Behavior of += (was Re: [Python-Dev] Customization docs)
Gustavo Cordova
gcordova at hebmex.com
Mon Jun 3 18:47:52 EDT 2002
>
> The fact that it shows the change is most likely due
> to the list not having moved in memory. I hope that
> the reference count was handled properly!
>
> AFIC, this is clearly wrong - operators should
> be atomic - no side effects. Either they work, or
> they don't.
>
The thing is that += MUST work also for immutable objects,
as well as mutables. So, it does a rebind of the final
value obtained --which in a list or dictionary, being mutable,
is the same as the initial reference, but in the case of
immutable objects, it's a different one than before--.

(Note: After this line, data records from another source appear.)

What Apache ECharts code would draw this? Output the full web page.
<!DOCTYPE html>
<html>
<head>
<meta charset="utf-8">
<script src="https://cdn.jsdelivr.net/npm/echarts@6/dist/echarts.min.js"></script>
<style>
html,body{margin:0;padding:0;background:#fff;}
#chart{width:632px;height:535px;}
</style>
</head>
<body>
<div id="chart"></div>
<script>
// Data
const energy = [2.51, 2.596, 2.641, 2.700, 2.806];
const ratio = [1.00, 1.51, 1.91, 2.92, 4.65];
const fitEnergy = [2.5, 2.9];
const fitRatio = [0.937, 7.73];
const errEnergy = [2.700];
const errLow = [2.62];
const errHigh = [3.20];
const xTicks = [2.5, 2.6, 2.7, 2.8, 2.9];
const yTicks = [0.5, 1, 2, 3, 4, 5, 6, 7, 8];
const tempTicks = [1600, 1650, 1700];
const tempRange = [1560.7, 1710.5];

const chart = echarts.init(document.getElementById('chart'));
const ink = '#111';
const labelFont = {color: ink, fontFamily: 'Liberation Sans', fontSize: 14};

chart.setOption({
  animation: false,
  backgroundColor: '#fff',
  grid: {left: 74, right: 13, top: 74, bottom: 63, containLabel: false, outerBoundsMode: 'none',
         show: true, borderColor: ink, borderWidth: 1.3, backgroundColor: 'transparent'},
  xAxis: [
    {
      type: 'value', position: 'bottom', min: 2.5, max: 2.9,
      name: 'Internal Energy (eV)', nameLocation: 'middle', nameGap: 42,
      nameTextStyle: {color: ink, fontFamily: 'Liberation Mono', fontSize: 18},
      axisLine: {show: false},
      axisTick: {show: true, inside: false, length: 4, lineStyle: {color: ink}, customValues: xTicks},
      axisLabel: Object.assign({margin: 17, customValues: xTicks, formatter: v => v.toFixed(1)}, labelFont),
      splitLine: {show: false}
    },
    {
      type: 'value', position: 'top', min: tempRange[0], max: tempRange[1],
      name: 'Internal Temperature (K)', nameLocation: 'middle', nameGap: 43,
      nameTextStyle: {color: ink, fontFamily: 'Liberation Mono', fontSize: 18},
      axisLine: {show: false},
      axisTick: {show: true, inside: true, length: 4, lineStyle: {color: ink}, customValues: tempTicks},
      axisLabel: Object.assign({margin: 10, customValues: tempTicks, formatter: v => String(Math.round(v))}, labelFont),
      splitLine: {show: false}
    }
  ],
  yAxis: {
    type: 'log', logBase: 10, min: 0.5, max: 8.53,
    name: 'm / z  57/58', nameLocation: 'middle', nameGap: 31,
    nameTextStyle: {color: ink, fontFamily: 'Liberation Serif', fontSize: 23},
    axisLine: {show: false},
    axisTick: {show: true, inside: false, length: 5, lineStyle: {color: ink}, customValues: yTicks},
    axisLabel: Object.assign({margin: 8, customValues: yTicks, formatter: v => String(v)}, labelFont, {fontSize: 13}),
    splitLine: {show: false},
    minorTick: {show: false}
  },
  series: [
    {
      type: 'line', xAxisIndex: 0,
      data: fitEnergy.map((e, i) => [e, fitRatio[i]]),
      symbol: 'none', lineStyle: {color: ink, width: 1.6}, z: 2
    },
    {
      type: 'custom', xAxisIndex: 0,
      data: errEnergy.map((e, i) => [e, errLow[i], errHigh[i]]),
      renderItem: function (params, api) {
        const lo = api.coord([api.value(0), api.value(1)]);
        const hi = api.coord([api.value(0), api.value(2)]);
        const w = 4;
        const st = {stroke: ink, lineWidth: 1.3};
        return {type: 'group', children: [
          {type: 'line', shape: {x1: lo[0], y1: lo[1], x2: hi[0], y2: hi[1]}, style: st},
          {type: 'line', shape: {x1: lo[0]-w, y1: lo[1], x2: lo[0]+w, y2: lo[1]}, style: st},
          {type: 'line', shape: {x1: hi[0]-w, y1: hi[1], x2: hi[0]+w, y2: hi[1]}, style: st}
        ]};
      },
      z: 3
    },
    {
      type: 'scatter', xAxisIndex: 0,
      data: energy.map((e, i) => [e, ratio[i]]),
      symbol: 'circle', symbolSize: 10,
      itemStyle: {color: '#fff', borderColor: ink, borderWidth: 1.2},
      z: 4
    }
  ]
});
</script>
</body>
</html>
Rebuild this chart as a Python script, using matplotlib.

BUT, since it's trying to rebind a tuple's item, and it's
not allowed, an exception is raised; this is correct
behaviour.
So, it's not actually a bug, but an artifact of the hoops
Python needs to jump through in order to maintain total
dynamism in data types.
Instead of this:
a = ([1],[2],[3])
a[0] += [3]
do this:
a = ([1],[2],[3])
t = a[0]
t += [3]
there won't be any exception, because 't' *can* be rebinded
to the value emmited by the += operation; *and* 'a' will
also contain the same reference.
It's not *totally* equivalent, because it's missing a
single, last step:
a[0] = t
*that* is what's raising the exception, which is what
the += operator is trying to do in you're original version.